Yaklaşık 6 yıllık olan Medisense isimli şirkette bir yıla yakın bir süre çalıştığını ve ortada bir örgüt olmadığını ifade eden Gönen, dosyadaki tape kayıtlarının çok büyük bir kısmının danışman doktor olması sebebiyle tıbbi sorular veya sevk olunacak hastanın nereye sevk olacağıyla ilgili olduğunu kaydetti.

Ambülans soföründen 'sadece yardımcı olmak istedim' savunması

İddianameye göre, bir diğer elebaşı 112 Acil Çağrı Merkezi ambulans şoförü Gıyasettin Mert Özdemir de ifadesinde suçlamaları kabul etmeyerek, etkin pişmanlık hükümlerinden faydalanmak istediğini söyledi.
Bir WhatsApp konuşmasıyla ilgili Özdemir, "Edirne 112 Servisine kendimi Güney Hastanesi ve Bağcılar Hastanesi Yenidoğan Koordinatörü olarak tanıtmamın nedeni hastalara yardımcı olmaktır. Zaten mesajı attıktan sonra buradan benim aracılığımla hasta sevki olup olmadığını hatırlamıyorum. Amacım sadece Edirne 112'ye ihtiyaçları halinde yardımcı olmaktı, mesajlarda da belli olduğu gibi hiçbir şekilde hastalardan bir para talebi söz konusu değildir." ifadelerini kullandı.

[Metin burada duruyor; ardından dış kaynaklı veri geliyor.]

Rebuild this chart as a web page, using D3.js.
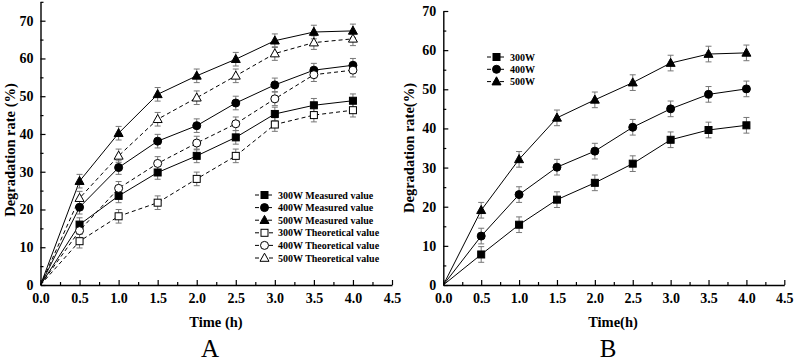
<!DOCTYPE html>
<html><head><meta charset="utf-8">
<script src="https://cdn.jsdelivr.net/npm/d3@7"></script>
<style>body{margin:0;background:#fff}svg{display:block}</style>
</head><body><svg id="c" width="796" height="364"></svg>
<script>
const times = [0, 0.5, 1.0, 1.5, 2.0, 2.5, 3.0, 3.5, 4.0];
// Panel A measured
const a300M = [0, 16.0, 23.6, 29.8, 34.2, 39.1, 45.3, 47.6, 48.8];
const a400M = [0, 20.6, 31.1, 38.1, 42.2, 48.2, 53.0, 56.9, 58.2];
const a500M = [0, 27.5, 40.2, 50.5, 55.4, 59.8, 64.7, 67.0, 67.3];
// Panel A theoretical
const a300T = [0, 11.6, 18.2, 21.8, 28.1, 34.2, 42.5, 45.0, 46.3];
const a400T = [0, 14.4, 25.6, 32.2, 37.6, 42.7, 49.3, 55.7, 56.9];
const a500T = [0, 23.0, 34.2, 43.9, 49.6, 55.4, 61.3, 64.2, 65.2];
const errA = 1.8;
// Panel B
const b300 = [0, 7.8, 15.4, 21.8, 26.1, 31.0, 37.1, 39.6, 40.8];
const b400 = [0, 12.5, 23.1, 30.1, 34.2, 40.3, 45.0, 48.7, 50.1];
const b500 = [0, 19.1, 32.1, 42.7, 47.3, 51.7, 56.7, 59.0, 59.3];
const errB = 2.0;
const xTicks = [0, 0.5, 1.0, 1.5, 2.0, 2.5, 3.0, 3.5, 4.0, 4.5];
const yTicks = [0, 10, 20, 30, 40, 50, 60, 70];
const legendA = ["300W Measured value","400W Measured value","500W Measured value","300W Theoretical value","400W Theoretical value","500W Theoretical value"];
const legendB = ["300W","400W","500W"];

const svg = d3.select("#c");
const FONT = "'Liberation Serif','Times New Roman',serif";

function marker(g, shape, filled, x, y) {
  const fill = filled ? "#000" : "#fff";
  if (shape === "square") {
    g.append("rect").attr("x", x-3.5).attr("y", y-3.5).attr("width", 7).attr("height", 7)
      .attr("fill", fill).attr("stroke", "#000").attr("stroke-width", 1);
  } else if (shape === "circle") {
    g.append("circle").attr("cx", x).attr("cy", y).attr("r", 4)
      .attr("fill", fill).attr("stroke", "#000").attr("stroke-width", 1);
  } else {
    g.append("path").attr("d", `M${x},${y-4.8}L${x+4.5},${y+3.3}L${x-4.5},${y+3.3}Z`)
      .attr("fill", fill).attr("stroke", "#000").attr("stroke-width", 1);
  }
}

function panel(cfg) {
  const x = d3.scaleLinear().domain([0, 4.5]).range([cfg.x0, cfg.x1]);
  const y = d3.scaleLinear().domain([0, cfg.ymax]).range([cfg.y0, cfg.y0 - (cfg.y0 - cfg.y70) * cfg.ymax / 70]);
  const g = svg.append("g");
  const xMinor = d3.range(0.25, 4.5, 0.5);
  const yMinor = d3.range(5, cfg.ymax + 0.01, 10);
  const xa = g.append("g").attr("transform", `translate(0,${cfg.y0})`)
    .call(d3.axisBottom(x).tickValues(xTicks).tickFormat(d3.format(".1f")).tickSizeInner(-5).tickSizeOuter(0).tickPadding(8));
  xa.selectAll("text").attr("font-family", FONT).attr("font-weight", "bold").attr("font-size", 14).attr("fill","#000");
  g.append("g").attr("transform", `translate(0,${cfg.y0})`)
    .call(d3.axisBottom(x).tickValues(xMinor).tickFormat("").tickSizeInner(-3).tickSizeOuter(0))
    .select(".domain").remove();
  const ya = g.append("g").attr("transform", `translate(${cfg.x0},0)`)
    .call(d3.axisLeft(y).tickValues(yTicks).tickSizeInner(-5).tickSizeOuter(0).tickPadding(7));
  ya.selectAll("text").attr("font-family", FONT).attr("font-weight", "bold").attr("font-size", 14).attr("fill","#000");
  g.append("g").attr("transform", `translate(${cfg.x0},0)`)
    .call(d3.axisLeft(y).tickValues(yMinor).tickFormat("").tickSizeInner(-3).tickSizeOuter(0))
    .select(".domain").remove();
  g.selectAll(".domain").attr("stroke", "#000").attr("stroke-width", 1.4);
  g.selectAll(".tick line").attr("stroke", "#000").attr("stroke-width", 1.2);

  const line = d3.line().x((d, i) => x(times[i])).y(d => y(d));
  cfg.series.forEach(s => {
    g.append("path").datum(s.values).attr("d", line).attr("fill", "none")
      .attr("stroke", "#000").attr("stroke-width", 1)
      .attr("stroke-dasharray", s.dashed ? "4,3" : null);
  });
  cfg.series.forEach(s => {
    s.values.forEach((v, i) => {
      if (i === 0) return;
      const cx = x(times[i]);
      const e1 = y(v + cfg.err), e2 = y(v - cfg.err);
      g.append("line").attr("x1", cx).attr("x2", cx).attr("y1", e1).attr("y2", e2).attr("stroke", "#777").attr("stroke-width", 1);
      [e1, e2].forEach(ey => g.append("line").attr("x1", cx-3).attr("x2", cx+3).attr("y1", ey).attr("y2", ey).attr("stroke", "#777").attr("stroke-width", 1));
    });
  });
  cfg.series.forEach(s => {
    s.values.forEach((v, i) => {
      if (i === 0) return;
      marker(g, s.shape, s.filled, x(times[i]), y(v));
    });
  });
  // legend
  cfg.legend.forEach((lab, i) => {
    const s = cfg.series[i];
    const ly = cfg.ly + i * cfg.lstep;
    g.append("line").attr("x1", cfg.lx).attr("x2", cfg.lx + 19).attr("y1", ly).attr("y2", ly)
      .attr("stroke", "#000").attr("stroke-width", 1).attr("stroke-dasharray", s.dashed ? "4,3" : "4,2.5");
    marker(g, s.shape, s.filled, cfg.lx + 9.5, ly);
    g.append("text").attr("x", cfg.lx + 23).attr("y", ly + 3.5).text(lab)
      .attr("font-family", FONT).attr("font-weight", "bold").attr("font-size", 10);
  });
  // titles
  g.append("text").attr("x", cfg.xtX).attr("y", 327).attr("text-anchor", "middle").text(cfg.xTitle)
    .attr("font-family", FONT).attr("font-weight", "bold").attr("font-size", 14.5);
  g.append("text").attr("transform", `translate(${cfg.ytX},${cfg.ytY}) rotate(-90)`).attr("text-anchor", "middle").text(cfg.yTitle)
    .attr("font-family", FONT).attr("font-weight", "bold").attr("font-size", 14.5);
  g.append("text").attr("x", cfg.pX).attr("y", 357).attr("text-anchor", "middle").text(cfg.panel)
    .attr("font-family", FONT).attr("font-size", 25);
}

panel({
  x0: 40.5, x1: 392, y0: 285, y70: 20.7, ymax: 75, err: errA,
  series: [
    {values: a300M, shape: "square", filled: true, dashed: false},
    {values: a400M, shape: "circle", filled: true, dashed: false},
    {values: a500M, shape: "triangle", filled: true, dashed: false},
    {values: a300T, shape: "square", filled: false, dashed: true},
    {values: a400T, shape: "circle", filled: false, dashed: true},
    {values: a500T, shape: "triangle", filled: false, dashed: true}
  ],
  legend: legendA, lx: 255, ly: 195, lstep: 12.6,
  xTitle: "Time (h)", xtX: 216, ytX: 15, ytY: 150, yTitle: "Degradation rate (%)", panel: "A", pX: 210
});
panel({
  x0: 443.3, x1: 784.3, y0: 285, y70: 11, ymax: 70, err: errB,
  series: [
    {values: b300, shape: "square", filled: true, dashed: false},
    {values: b400, shape: "circle", filled: true, dashed: false},
    {values: b500, shape: "triangle", filled: true, dashed: false}
  ],
  legend: legendB, lx: 487, ly: 57, lstep: 12.3,
  xTitle: "Time(h)", xtX: 613, ytX: 414, ytY: 148, yTitle: "Degradation rate(%)", panel: "B", pX: 608
});
</script></body></html>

Hemşireler 'etkin pişmanlık' istedi

Şüpheli hemşire Hakan Doğukan Taşçı ise etkin pişmanlık hükümlerinden faydalanmak istediğini söyledi.
Kendisini usulsüz işlerin içine sokan kişinin Fırat Sarı olduğunu öne süren Taşçı, "Kendisi hastanede doktor bulundurması gerekirken doktor yerine beni bırakıyordu. Ben de çocukların sağlığı için elimden geleni yapıyordum. İşler iyice çığırından çıktıktan sonra, çocukların sağlığı tehlikeye girdikten sonra bu kişiyle sürekli tartıştım. Yaklaşık 4 aydır da kendisi ile görüşmüyorum. Kendisi ile kavga ederek ayrıldım." savunmasını yaptı.
Taşçı, Gıyasettin Mert Özdemir'i ismen tanıdığını ve birkaç kez görüştüğünü belirterek, "Bu kişiyi CİMER'e şikayet ettim. Şikayet etme sebebim 'bebek tüccarlığı' yapmasından dolayı. Bu kişi 112 Acil'de ambulans şoförü olarak çalışır. Birçok özel hastane ile iş yapar. Genelde hastanelerde başhekimlerle, hastanede müdürleri ile anlaşarak hastanelere dışarıdan yenidoğan bebeklerin gelip yatışını yaptırıyor ve bundan kar elde ediyor. Bu işlemlerde hastanenin bu yenidoğan bebekler için uygun olup olmadığına bakmadan sadece para kazanmak için bebeklerin canını tehlikeye atarak hastanelere sevkini yapıyor." ifadelerini kullandı.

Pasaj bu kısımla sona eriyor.